- [Do this]
Your output is the lines from the first one to the one containing "import plotly.graph_objects as go", repeated exactly, with images left out.

- [Raw data]
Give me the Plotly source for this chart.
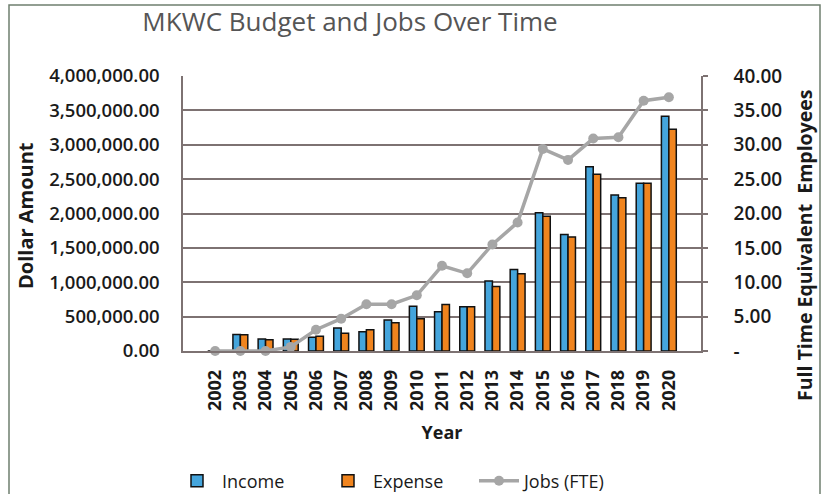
import plotly.graph_objects as go

years = [str(y) for y in range(2002, 2021)]
income = [0, 240000, 175000, 175000, 200000, 335000, 280000, 450000, 650000, 570000,
          645000, 1020000, 1185000, 2010000, 1695000, 2680000, 2270000, 2440000, 3415000]
expense = [0, 235000, 165000, 170000, 215000, 260000, 310000, 410000, 470000, 675000,
           645000, 940000, 1125000, 1960000, 1660000, 2570000, 2230000, 2440000, 3225000]
jobs = [0, 0, 0, 0.6, 3.1, 4.7, 6.8, 6.8, 8.1, 12.4,
        11.3, 15.5, 18.7, 29.4, 27.8, 30.9, 31.1, 36.4, 36.9]

left_ticks = [i * 500000 for i in range(9)]
left_ticktext = [f"{v:,.2f}" for v in left_ticks]
right_ticks = [i * 5 for i in range(9)]
right_ticktext = ["-"] + [f"{v:.2f}" for v in right_ticks[1:]]

FONT = "Open Sans"
DARK = "#1a1a1a"
GRID = "#7d7272"

fig = go.Figure()
fig.add_trace(go.Bar(x=years, y=income, name="Income",
                     marker=dict(color="#45A5DC", line=dict(color="#111111", width=1.5))))
fig.add_trace(go.Bar(x=years, y=expense, name="Expense",
                     marker=dict(color="#F0841E", line=dict(color="#111111", width=1.5))))
fig.add_trace(go.Scatter(x=years, y=jobs, name="Jobs (FTE)", yaxis="y2", mode="lines+markers",
                         line=dict(color="#A6A6A6", width=3.5),
                         marker=dict(color="#A6A6A6", size=10, symbol="circle"),
                         cliponaxis=False))

W, H = 825, 494
L, R, T, B = 183, 124, 76, 143
pw, ph = W - L - R, H - T - B

def px_x(x):
    return (x - L) / pw

def px_y(y):
    return 1 - (y - T) / ph

fig.update_layout(
    width=W, height=H,
    margin=dict(l=L, r=R, t=T, b=B, autoexpand=False),
    paper_bgcolor="white", plot_bgcolor="white",
    font=dict(family=FONT, color=DARK),
    title=dict(text="MKWC Budget and Jobs Over Time", xref="container", x=350 / W, xanchor="center",
               yref="container", y=1 - 22 / H, yanchor="middle",
               font=dict(family=FONT, size=26, color="#555555")),
    barmode="group", bargap=0.41, bargroupgap=0,
    showlegend=True,
    legend=dict(orientation="h", x=px_x(172), xanchor="left", y=px_y(481), yanchor="middle",
                font=dict(family=FONT, size=18, color=DARK), traceorder="normal",
                itemwidth=40, entrywidth=96, entrywidthmode="pixels"),
    xaxis=dict(type="category", tickangle=-90, showgrid=False, automargin=False,
               showline=True, linecolor=GRID, linewidth=1.5, mirror=False,
               ticklabelstandoff=10,
               tickfont=dict(family=FONT, size=18, color=DARK, weight=700),
               title=dict(text="Year", font=dict(family=FONT, size=18, color=DARK, weight=700),
                          standoff=16)),
    yaxis=dict(range=[0, 4000000], tickvals=left_ticks, ticktext=left_ticktext, automargin=False,
               showgrid=True, gridcolor=GRID, gridwidth=1.5,
               showline=True, linecolor=GRID, linewidth=1.5, zeroline=False,
               ticks="", ticklabelstandoff=18,
               tickfont=dict(family=FONT, size=18.5, color=DARK, weight=600)),
    yaxis2=dict(range=[0, 40], tickvals=right_ticks, ticktext=right_ticktext, automargin=False,
                overlaying="y", side="right", showgrid=False,
                showline=True, linecolor=GRID, linewidth=1.5, zeroline=False,
                ticks="outside", ticklen=5, tickcolor=GRID, tickwidth=1.5,
                ticklabelstandoff=22,
                tickfont=dict(family=FONT, size=19, color=DARK, weight=600)),
    annotations=[
        dict(text="Dollar Amount", xref="paper", yref="paper", x=px_x(26), y=px_y(216),
             xanchor="center", yanchor="middle", textangle=-90, showarrow=False,
             font=dict(family=FONT, size=20, color=DARK, weight=700)),
        dict(text="Full Time Equivalent  Employees", xref="paper", yref="paper",
             x=px_x(804), y=px_y(245), xanchor="center", yanchor="middle", textangle=-90,
             showarrow=False, font=dict(family=FONT, size=19.5, color=DARK, weight=700)),
    ],
    shapes=[dict(type="rect", xref="paper", yref="paper",
                 x0=px_x(9), x1=px_x(820), y0=px_y(505), y1=px_y(5),
                 line=dict(color="#6f7f6f", width=1.5), fillcolor="rgba(0,0,0,0)", layer="below")],
)

fig.write_html("out.html")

- [Exercise solution]
Give me the Plotly source for this chart.
import plotly.graph_objects as go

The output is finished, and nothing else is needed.